**EXERCISE MATERIAL:**
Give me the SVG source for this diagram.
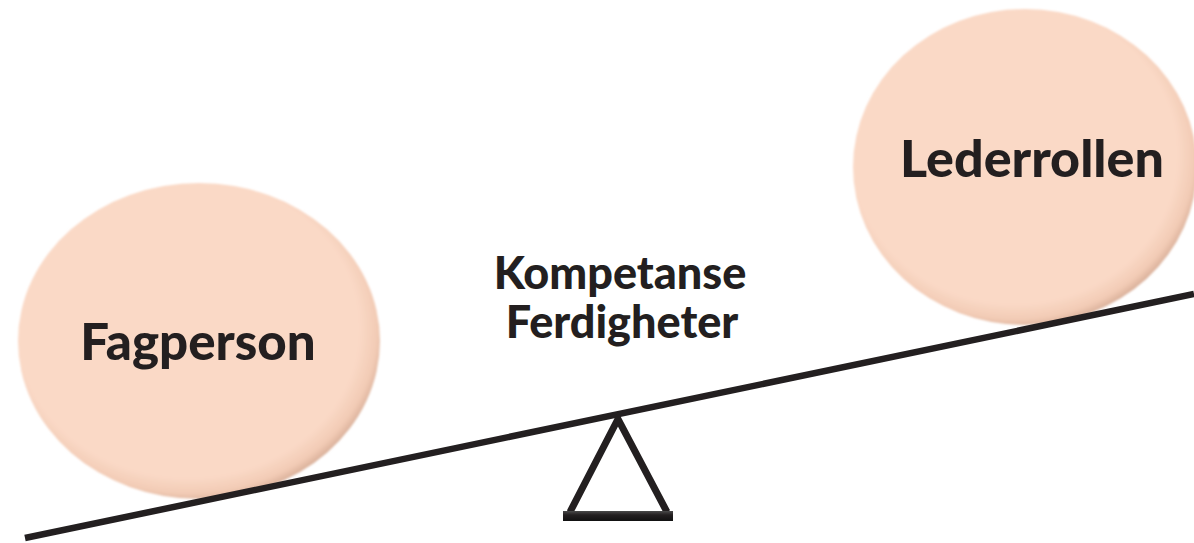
<svg xmlns="http://www.w3.org/2000/svg" width="1194" height="543" viewBox="0 0 1194 543">
<style>
.ball{fill:url(#peach);filter:url(#soft)}
.lbl{font-family:Lato,"Open Sans","Liberation Sans",sans-serif;font-weight:900;fill:#231f20;text-anchor:middle}
.beam{stroke:#231f20;stroke-linecap:butt;fill:none}
</style>
<defs>
<radialGradient id="peach" cx="0.47" cy="0.46" r="0.55">
<stop offset="0.86" stop-color="#fad9c6"/>
<stop offset="0.95" stop-color="#f2cbb5"/>
<stop offset="1" stop-color="#d9b09a"/>
</radialGradient>
<filter id="soft" x="-10%" y="-10%" width="120%" height="120%">
<feGaussianBlur stdDeviation="1.2"/>
</filter>
<linearGradient id="bar" x1="0" y1="0" x2="0" y2="1">
<stop offset="0" stop-color="#4a4a4a"/>
<stop offset="0.4" stop-color="#231f20"/>
<stop offset="1" stop-color="#111"/>
</linearGradient>
</defs>
<g id="fagperson">
<ellipse class="ball" cx="199" cy="341" rx="181" ry="158"/>
<text class="lbl" x="198" y="360" font-size="51">Fagperson</text>
</g>
<g id="lederrollen">
<ellipse class="ball" cx="1025" cy="167" rx="172" ry="158"/>
<text class="lbl" x="1032" y="177" font-size="52">Lederrollen</text>
</g>
<g id="kompetanse">
<text class="lbl" x="620" y="289" font-size="45">Kompetanse</text>
<text class="lbl" x="622" y="338" font-size="45">Ferdigheter</text>
</g>
<g id="connectors">
<line class="beam" x1="25" y1="538" x2="1194" y2="294" stroke-width="6.5"/>
<path class="beam" d="M570,512 L618,419 L667,512" stroke-width="7" stroke-linejoin="miter"/>
<rect x="563" y="511" width="110" height="10" fill="url(#bar)"/>
</g>
</svg>
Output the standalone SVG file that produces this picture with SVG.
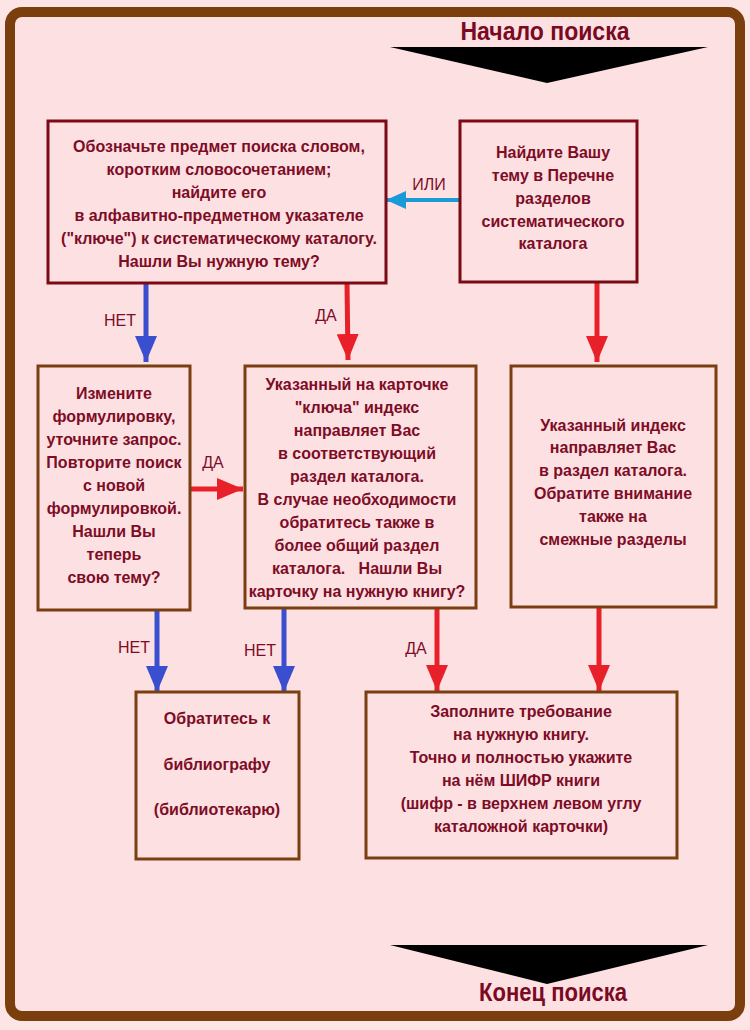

**WRITTEN INSTRUCTION:** Pictures are to be left out; all else in the entries above is to be quoted exactly.

**ANSWER FOR THE TASK:**
Give me the SVG source for this diagram.
<svg xmlns="http://www.w3.org/2000/svg" width="1194" height="543" viewBox="0 0 1194 543">
<style>
.ball{fill:url(#peach);filter:url(#soft)}
.lbl{font-family:Lato,"Open Sans","Liberation Sans",sans-serif;font-weight:900;fill:#231f20;text-anchor:middle}
.beam{stroke:#231f20;stroke-linecap:butt;fill:none}
</style>
<defs>
<radialGradient id="peach" cx="0.47" cy="0.46" r="0.55">
<stop offset="0.86" stop-color="#fad9c6"/>
<stop offset="0.95" stop-color="#f2cbb5"/>
<stop offset="1" stop-color="#d9b09a"/>
</radialGradient>
<filter id="soft" x="-10%" y="-10%" width="120%" height="120%">
<feGaussianBlur stdDeviation="1.2"/>
</filter>
<linearGradient id="bar" x1="0" y1="0" x2="0" y2="1">
<stop offset="0" stop-color="#4a4a4a"/>
<stop offset="0.4" stop-color="#231f20"/>
<stop offset="1" stop-color="#111"/>
</linearGradient>
</defs>
<g id="fagperson">
<ellipse class="ball" cx="199" cy="341" rx="181" ry="158"/>
<text class="lbl" x="198" y="360" font-size="51">Fagperson</text>
</g>
<g id="lederrollen">
<ellipse class="ball" cx="1025" cy="167" rx="172" ry="158"/>
<text class="lbl" x="1032" y="177" font-size="52">Lederrollen</text>
</g>
<g id="kompetanse">
<text class="lbl" x="620" y="289" font-size="45">Kompetanse</text>
<text class="lbl" x="622" y="338" font-size="45">Ferdigheter</text>
</g>
<g id="connectors">
<line class="beam" x1="25" y1="538" x2="1194" y2="294" stroke-width="6.5"/>
<path class="beam" d="M570,512 L618,419 L667,512" stroke-width="7" stroke-linejoin="miter"/>
<rect x="563" y="511" width="110" height="10" fill="url(#bar)"/>
</g>
</svg>
Output the standalone SVG file that produces this picture with SVG.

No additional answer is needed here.